Hayley Kiyoko Panorama
28 July 2022, 08:00 Written by Caitlin Chatterton
If your first album became a cult classic, following it up will never be easy. Although Kiyoko may worry that she’s “dying under pressure / turning diamonds into stone”, there are more than enough gems on Panorama to renew her ‘queer icon’ status.

2018 (or #20GayTeen, depending on which corner of the internet you inhabited) saw something amounting to a queer renaissance in mainstream media. As the first seasons of POSE and Queer Eye were hitting our TV screens, and as Love, Simon entered cinemas, music was welcoming exceptional records from the likes of SOPHIE, Troye Sivan, Janelle Monáe, King Princess – you get the idea. Despite such a crowded field, Kiyoko’s Expectations album became a standout, featuring a collaboration with Kehlani as well as the earworm single “Curious”, which Kiyoko later performed with Taylor Swift on Swift’s Reputation tour.

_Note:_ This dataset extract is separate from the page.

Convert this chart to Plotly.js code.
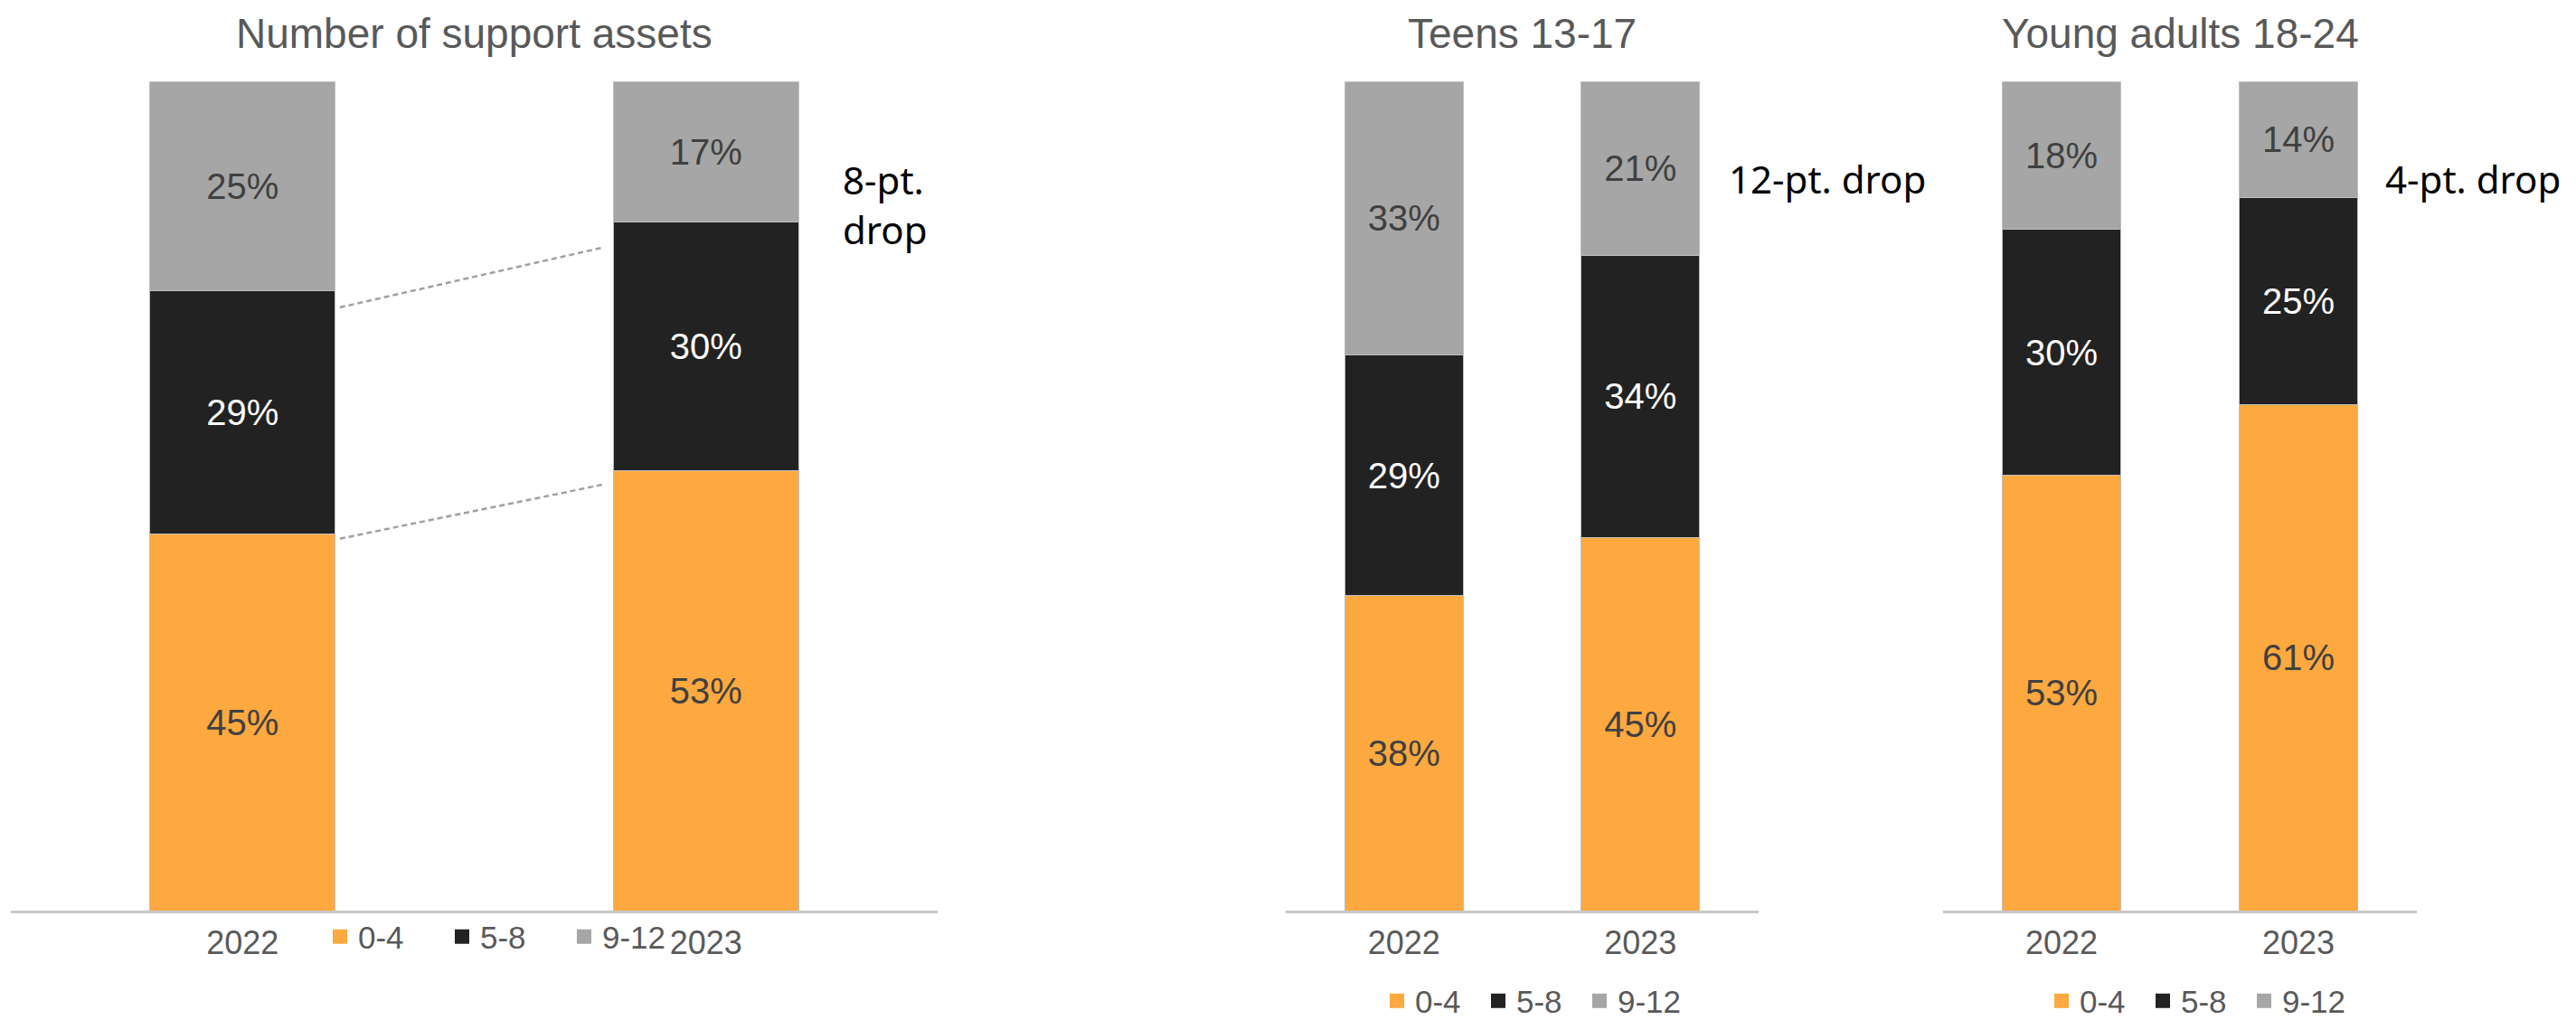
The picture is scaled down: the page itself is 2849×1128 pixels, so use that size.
<!DOCTYPE html>
<html>
<head>
<meta charset="utf-8">
<script src="https://cdn.plot.ly/plotly-3.0.1.min.js"></script>
<style>html,body{margin:0;padding:0;background:#fff;}#chart{width:2849px;height:1128px;}</style>
</head>
<body>
<div id="chart"></div>
<script>
// ---- data ----
const categories = ['2022', '2023'];
const groupLabels = ['0-4', '5-8', '9-12'];
const titles = ['Number of support assets', 'Teens 13-17', 'Young adults 18-24'];
const dropLabels = ['8-pt.<br>drop', '12-pt. drop', '4-pt. drop'];

const allLow = [45, 53];
const allMid = [29, 30];
const allHigh = [25, 17];

const teensLow = [38, 45];
const teensMid = [29, 34];
const teensHigh = [33, 21];

const youngLow = [53, 61];
const youngMid = [30, 25];
const youngHigh = [18, 14];

// ---- style ----
const W = 2849, H = 1128;
const px = v => v / W;
const py = v => 1 - v / H;
const FONT = 'Liberation Sans, Arial, sans-serif';
const colors = ['#FDA940', '#222222', '#A6A6A6'];
const textColors = ['#404040', '#FFFFFF', '#404040'];

const panels = [
  {series: [allLow, allMid, allHigh], ax: '', width: 0.4, dom: [12, 1037], legend: 'legend'},
  {series: [teensLow, teensMid, teensHigh], ax: '2', width: 0.5, dom: [1422, 1945], legend: 'legend2'},
  {series: [youngLow, youngMid, youngHigh], ax: '3', width: 0.5, dom: [2149, 2673], legend: 'legend3'}
];

const traces = [];
panels.forEach((p, pi) => {
  p.series.forEach((vals, si) => {
    traces.push({
      type: 'bar',
      x: categories,
      y: vals,
      width: p.width,
      xaxis: 'x' + p.ax,
      yaxis: 'y' + p.ax,
      name: groupLabels[si],
      showlegend: false,
      marker: {color: colors[si], line: {color: '#BFBFBF', width: 1}},
      text: vals.map(v => v + '%'),
      textposition: 'inside',
      insidetextanchor: 'middle',
      textangle: 0,
      constraintext: 'none',
      textfont: {family: FONT, size: 40, color: textColors[si]},
      hoverinfo: 'skip'
    });
  });
  // legend entries
  groupLabels.forEach((lab, si) => {
    traces.push({
      type: 'scatter', mode: 'markers',
      x: [null], y: [null],
      xaxis: 'x' + p.ax, yaxis: 'y' + p.ax,
      name: lab,
      legend: p.legend,
      showlegend: true,
      marker: {symbol: 'square', size: 18, color: colors[si]},
      hoverinfo: 'skip'
    });
  });
});

const yDom = [1 - 1007 / H, 1 - 90 / H];
const layout = {
  width: W, height: H,
  margin: {l: 0, r: 0, t: 0, b: 0, autoexpand: false},
  paper_bgcolor: '#fff', plot_bgcolor: '#fff',
  barmode: 'stack',
  barnorm: 'percent',
  showlegend: true,
  annotations: [],
  shapes: []
};

const legendX = [356, 1525, 2260];
const legendY = [1036, 1107, 1107];
const entryW = [90, 67, 67];
panels.forEach((p, pi) => {
  layout['xaxis' + p.ax] = {
    domain: [px(p.dom[0]), px(p.dom[1])],
    anchor: 'y' + p.ax,
    type: 'category',
    range: [-0.5, 1.5],
    showline: true, linecolor: '#C8C8C8', linewidth: 3,
    showgrid: false, zeroline: false, ticks: '',
    tickfont: {family: FONT, size: 36, color: '#595959'},
    ticklabelstandoff: 2,
    fixedrange: true
  };
  layout['yaxis' + p.ax] = {
    domain: yDom,
    anchor: 'x' + p.ax,
    range: [0, 100],
    visible: false,
    showgrid: false, zeroline: false,
    fixedrange: true
  };
  layout[p.legend] = {
    orientation: 'h',
    traceorder: 'normal',
    x: px(legendX[pi]), xanchor: 'left',
    y: py(legendY[pi]), yanchor: 'middle',
    font: {family: FONT, size: 35, color: '#595959'},
    bgcolor: 'rgba(0,0,0,0)',
    itemclick: false, itemdoubleclick: false,
    entrywidth: entryW[pi]
  };
  layout.annotations.push({
    text: titles[pi],
    xref: 'x' + p.ax + ' domain', yref: 'paper',
    x: 0.5, y: py(37), xanchor: 'center', yanchor: 'middle',
    showarrow: false,
    font: {family: FONT, size: 46, color: '#595959'}
  });
});

// drop annotations
const dropPos = [[930, 226], [1910, 198], [2636, 198]];
dropLabels.forEach((t, i) => {
  layout.annotations.push({
    text: t,
    xref: 'paper', yref: 'paper',
    x: px(dropPos[i][0]), y: py(dropPos[i][1]),
    xanchor: 'left', yanchor: 'middle', align: 'left',
    showarrow: false,
    font: {family: 'Noto Sans, sans-serif', size: 42, color: '#000'}
  });
});

// dotted connectors between the 2022 and 2023 boundaries (chart 1)
const tot = allLow.map((v, i) => v + allMid[i] + allHigh[i]);
const cumLow = allLow.map((v, i) => v / tot[i] * 100);
const cumMid = allLow.map((v, i) => (v + allMid[i]) / tot[i] * 100);
[[cumLow, -0.6, -1.6], [cumMid, -2.0, -3.0]].forEach(([c, o0, o1]) => {
  layout.shapes.push({
    type: 'line', xref: 'x', yref: 'y',
    x0: 0.21, x1: 0.78,
    y0: c[0] + o0, y1: c[1] + o1,
    line: {color: '#A0A0A0', width: 2.5, dash: '6px,4px'}
  });
});

Plotly.newPlot('chart', traces, layout, {displayModeBar: false, staticPlot: true});
</script>
</body>
</html>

Four years on, it’s Kiyoko’s sophomore album with the greatest expectations to live up to. Thematically, Panorama does feel like a natural progression from Kiyoko’s debut: its opener, “Sugar At The Bottom”, revisits the girl-dumped-me-for-a-guy scenario that Expectations railed against; this time though, the anger’s been swapped out for relief as Kiyoko realises her self worth. That doesn’t mean she’s entirely done with drama – “Well” revels shamelessly in the fact that she’s doing better than an ex, and the track is one of the album’s highlights.

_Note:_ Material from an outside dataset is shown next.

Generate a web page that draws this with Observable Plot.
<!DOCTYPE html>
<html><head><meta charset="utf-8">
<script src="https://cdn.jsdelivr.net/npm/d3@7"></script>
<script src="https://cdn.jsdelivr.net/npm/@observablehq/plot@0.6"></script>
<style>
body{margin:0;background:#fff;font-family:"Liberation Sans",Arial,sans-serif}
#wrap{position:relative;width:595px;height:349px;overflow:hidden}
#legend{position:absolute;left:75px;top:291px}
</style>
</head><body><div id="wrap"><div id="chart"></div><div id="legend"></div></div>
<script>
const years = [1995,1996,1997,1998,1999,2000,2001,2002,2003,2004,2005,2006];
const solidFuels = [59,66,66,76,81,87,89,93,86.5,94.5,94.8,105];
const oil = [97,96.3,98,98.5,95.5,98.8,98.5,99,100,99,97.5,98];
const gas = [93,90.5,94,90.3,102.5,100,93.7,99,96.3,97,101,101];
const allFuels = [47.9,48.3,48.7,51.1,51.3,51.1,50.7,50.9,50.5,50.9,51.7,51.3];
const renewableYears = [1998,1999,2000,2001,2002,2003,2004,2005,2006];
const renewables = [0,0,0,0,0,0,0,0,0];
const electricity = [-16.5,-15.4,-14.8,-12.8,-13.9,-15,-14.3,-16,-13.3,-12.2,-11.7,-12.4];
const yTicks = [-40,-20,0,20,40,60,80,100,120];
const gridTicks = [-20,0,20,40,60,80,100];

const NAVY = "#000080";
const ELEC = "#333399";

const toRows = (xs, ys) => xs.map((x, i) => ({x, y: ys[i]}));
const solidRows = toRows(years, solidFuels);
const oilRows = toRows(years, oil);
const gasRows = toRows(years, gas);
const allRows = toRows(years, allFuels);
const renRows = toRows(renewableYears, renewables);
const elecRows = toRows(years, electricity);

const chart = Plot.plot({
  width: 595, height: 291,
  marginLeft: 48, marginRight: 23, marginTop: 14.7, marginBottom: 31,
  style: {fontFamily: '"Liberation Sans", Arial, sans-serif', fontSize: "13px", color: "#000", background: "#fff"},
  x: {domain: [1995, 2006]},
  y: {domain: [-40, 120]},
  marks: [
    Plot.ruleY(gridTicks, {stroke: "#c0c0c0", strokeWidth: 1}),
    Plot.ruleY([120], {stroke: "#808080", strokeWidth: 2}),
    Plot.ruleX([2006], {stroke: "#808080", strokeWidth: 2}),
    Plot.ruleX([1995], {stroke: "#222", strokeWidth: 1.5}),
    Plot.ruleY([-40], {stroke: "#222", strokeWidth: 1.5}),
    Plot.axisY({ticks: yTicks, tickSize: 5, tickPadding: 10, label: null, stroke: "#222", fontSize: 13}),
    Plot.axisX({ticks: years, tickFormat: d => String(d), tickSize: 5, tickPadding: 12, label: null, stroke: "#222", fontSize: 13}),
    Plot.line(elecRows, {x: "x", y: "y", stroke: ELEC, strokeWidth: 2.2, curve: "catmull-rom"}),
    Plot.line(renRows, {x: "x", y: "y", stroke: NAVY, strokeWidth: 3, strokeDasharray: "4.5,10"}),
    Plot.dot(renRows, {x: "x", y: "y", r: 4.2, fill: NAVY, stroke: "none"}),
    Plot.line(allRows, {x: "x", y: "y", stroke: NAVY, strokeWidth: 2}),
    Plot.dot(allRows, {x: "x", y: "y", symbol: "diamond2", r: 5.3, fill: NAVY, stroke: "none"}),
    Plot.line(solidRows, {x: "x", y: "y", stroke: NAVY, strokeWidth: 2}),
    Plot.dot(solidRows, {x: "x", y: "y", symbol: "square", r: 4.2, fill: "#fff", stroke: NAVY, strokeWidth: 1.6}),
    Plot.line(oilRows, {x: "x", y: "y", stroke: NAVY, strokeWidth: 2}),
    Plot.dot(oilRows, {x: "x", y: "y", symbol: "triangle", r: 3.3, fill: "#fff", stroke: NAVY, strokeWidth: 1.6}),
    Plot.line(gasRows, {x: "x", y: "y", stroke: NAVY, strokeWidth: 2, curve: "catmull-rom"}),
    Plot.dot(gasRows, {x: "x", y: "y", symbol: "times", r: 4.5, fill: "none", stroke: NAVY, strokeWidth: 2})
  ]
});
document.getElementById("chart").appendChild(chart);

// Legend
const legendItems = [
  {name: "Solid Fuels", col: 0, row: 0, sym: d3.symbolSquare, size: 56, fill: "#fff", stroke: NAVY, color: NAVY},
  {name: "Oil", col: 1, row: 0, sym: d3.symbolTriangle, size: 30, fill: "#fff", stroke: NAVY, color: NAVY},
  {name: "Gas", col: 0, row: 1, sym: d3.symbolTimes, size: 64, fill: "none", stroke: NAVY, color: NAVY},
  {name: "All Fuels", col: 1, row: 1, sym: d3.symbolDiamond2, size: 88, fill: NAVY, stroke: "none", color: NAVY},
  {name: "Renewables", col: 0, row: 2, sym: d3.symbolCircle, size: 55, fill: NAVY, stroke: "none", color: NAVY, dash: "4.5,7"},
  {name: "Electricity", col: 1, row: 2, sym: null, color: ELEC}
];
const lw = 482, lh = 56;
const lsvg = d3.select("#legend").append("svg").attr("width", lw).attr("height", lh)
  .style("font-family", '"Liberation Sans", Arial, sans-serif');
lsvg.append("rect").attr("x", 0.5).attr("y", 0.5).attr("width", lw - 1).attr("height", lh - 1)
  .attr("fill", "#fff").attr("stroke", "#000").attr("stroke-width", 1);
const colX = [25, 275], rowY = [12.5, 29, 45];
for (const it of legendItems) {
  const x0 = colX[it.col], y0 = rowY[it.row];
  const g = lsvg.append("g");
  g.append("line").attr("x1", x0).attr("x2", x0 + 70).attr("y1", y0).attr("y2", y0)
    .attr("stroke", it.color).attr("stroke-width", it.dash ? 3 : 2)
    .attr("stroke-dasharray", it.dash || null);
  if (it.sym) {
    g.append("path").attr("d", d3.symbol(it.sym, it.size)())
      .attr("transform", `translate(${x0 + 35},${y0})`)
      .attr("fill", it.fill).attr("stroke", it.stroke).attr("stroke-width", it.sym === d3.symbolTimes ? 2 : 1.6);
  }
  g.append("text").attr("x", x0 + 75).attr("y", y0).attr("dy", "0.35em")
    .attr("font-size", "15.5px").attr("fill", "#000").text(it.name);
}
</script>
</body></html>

While there are some missteps (“Luna” calls out for a gut-wrenching bridge that never arrives, and the restless “Chance” could have knocked a full minute off its running time), they are far outweighed by the hits. Alongside “Well” the obvious star is “Underground,” where synth pop echoes a distorted vocal that wouldn’t be out of place on a Charli XCX record. It’s followed by “Forever,” a doe-eyed love letter, and the euphoric chorus on “Deep in the Woods” before “Supposed To Be” delivers a swaying lament to heartbreak.

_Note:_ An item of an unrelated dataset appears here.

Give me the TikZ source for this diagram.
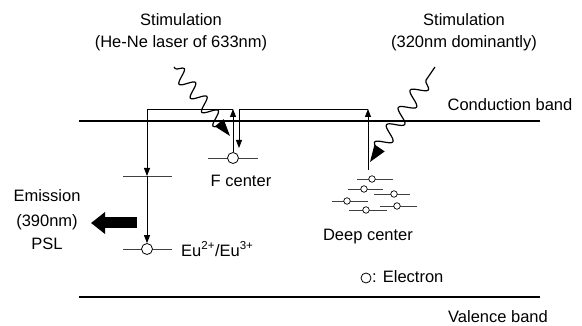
\documentclass[tikz,border=0pt]{standalone}
\usepackage{fontspec}
\setmainfont{Liberation Sans}
\usetikzlibrary{arrows.meta,decorations.pathmorphing}
\tikzset{
  band/.style={line width=2.4pt, black},
  conn/.style={line width=0.8pt, black},
  lvl/.style={line width=0.8pt, black!75},
  thintip/.style={-{Triangle[length=8pt,width=6pt]}},
  elec/.style={circle, draw=black, line width=0.8pt, fill=white, minimum size=11pt, inner sep=0pt},
  selec/.style={circle, draw=black, line width=0.7pt, fill=white, minimum size=6.5pt, inner sep=0pt},
  lbl/.style={font=\fontsize{16.5}{19}\selectfont, inner sep=0pt, align=center},
  wave/.style={line width=1.2pt, decorate},
}
\begin{document}
\begin{tikzpicture}[x=1pt,y=-1pt]
\useasboundingbox (0,0) rectangle (582,326);
% bands
\coordinate (cbL) at (79,121); \coordinate (cbR) at (540,121);
\coordinate (vbL) at (79,297); \coordinate (vbR) at (540,297);
\draw[band] (cbL) -- (cbR);
\draw[band] (vbL) -- (vbR);
\node[lbl] (cbt) at (510,105) {Conduction band};
\node[lbl] (vbt) at (498,317) {Valence band};
% stimulation labels
\node[lbl] (st1) at (181,20) {Stimulation};
\node[lbl] (st1b) at (181,43) {(He-Ne laser of 633nm)};
\node[lbl] (st2) at (464,20) {Stimulation};
\node[lbl] (st2b) at (464,43) {(320nm dominantly)};
% levels
\draw[lvl] (208,158) -- (258,158);
\draw[lvl] (123,176) -- (172,176);
\draw[lvl] (123,249) -- (172,249);
\draw[lvl] (357,179) -- (393,179);
\draw[lvl] (348,189) -- (383,189);
\draw[lvl] (374,194) -- (410,194);
\draw[lvl] (332,201) -- (368,201);
\draw[lvl] (380,206) -- (417,206);
\draw[lvl] (349,210) -- (387,210);
% electrons
\node[elec] (fe) at (233,158) {};
\node[elec] (eu) at (147,249) {};
\node[selec] (d1) at (372,179) {};
\node[selec] (d2) at (364,189) {};
\node[selec] (d3) at (394,194) {};
\node[selec] (d4) at (347,201) {};
\node[selec] (d5) at (397,206) {};
\node[selec] (d6) at (366,210) {};
% connectors
\coordinate (ftop) at (233,109);
\coordinate (trapL) at (147,176);
\coordinate (dtop) at (368,109);
\coordinate (dbot) at (368,170);
\coordinate (fin) at (239,148);
\draw[conn,thintip] (fe.north) -- (ftop);
\draw[conn,thintip] (ftop) -| (trapL);
\draw[conn,thintip] (trapL) -- (eu.north);
\draw[conn,thintip] (dbot) -- (dtop);
\draw[conn,thintip] (dtop) -| (fin);
% wavy stimulation arrows
\coordinate (w1s) at (174,67); \coordinate (w1e) at (230,136);
\coordinate (w2s) at (435,67); \coordinate (w2e) at (370,162);
\draw[wave, decoration={snake, amplitude=7pt, segment length=18pt, pre length=2pt, post length=6pt}, -{Triangle[length=17pt,width=11pt]}] (w1s) -- (w1e);
\draw[wave, decoration={snake, amplitude=7.5pt, segment length=21pt, pre length=16pt, post length=6pt}, -{Triangle[length=17pt,width=12pt]}] (w2s) -- (w2e);
% labels
\node[lbl] (fct) at (241,181) {F center};
\node[lbl, anchor=west] (eut) at (181,249) {Eu\textsuperscript{2+}/Eu\textsuperscript{3+}};
\node[lbl] (dct) at (368,237) {Deep center};
\node[elec, minimum size=10pt] (lege) at (366,278) {};
\node[lbl, anchor=west] (legt) at (372,277) {: Electron};
% emission
\node[lbl] (em1) at (47,196) {Emission};
\node[lbl] (em2) at (47,222) {(390nm)};
\node[lbl] (em3) at (47,244) {PSL};
\coordinate (emA) at (137,223); \coordinate (emB) at (91,223);
\draw[line width=11pt, -{Triangle[length=14pt,width=21pt]}] (emA) -- (emB);
\end{tikzpicture}
\end{document}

So long after her debut, Panorama proves that Kiyoko isn’t limited to any 2018 zeitgeist. There are nods to her older sound, sure, but the matured production and continued experiments show that she’s not out to recreate Expectations – she’s growing from it. As Panorama’s titular track plays out with a cathartic instrumental, it’s a relief to know that such a special artist is still going strong.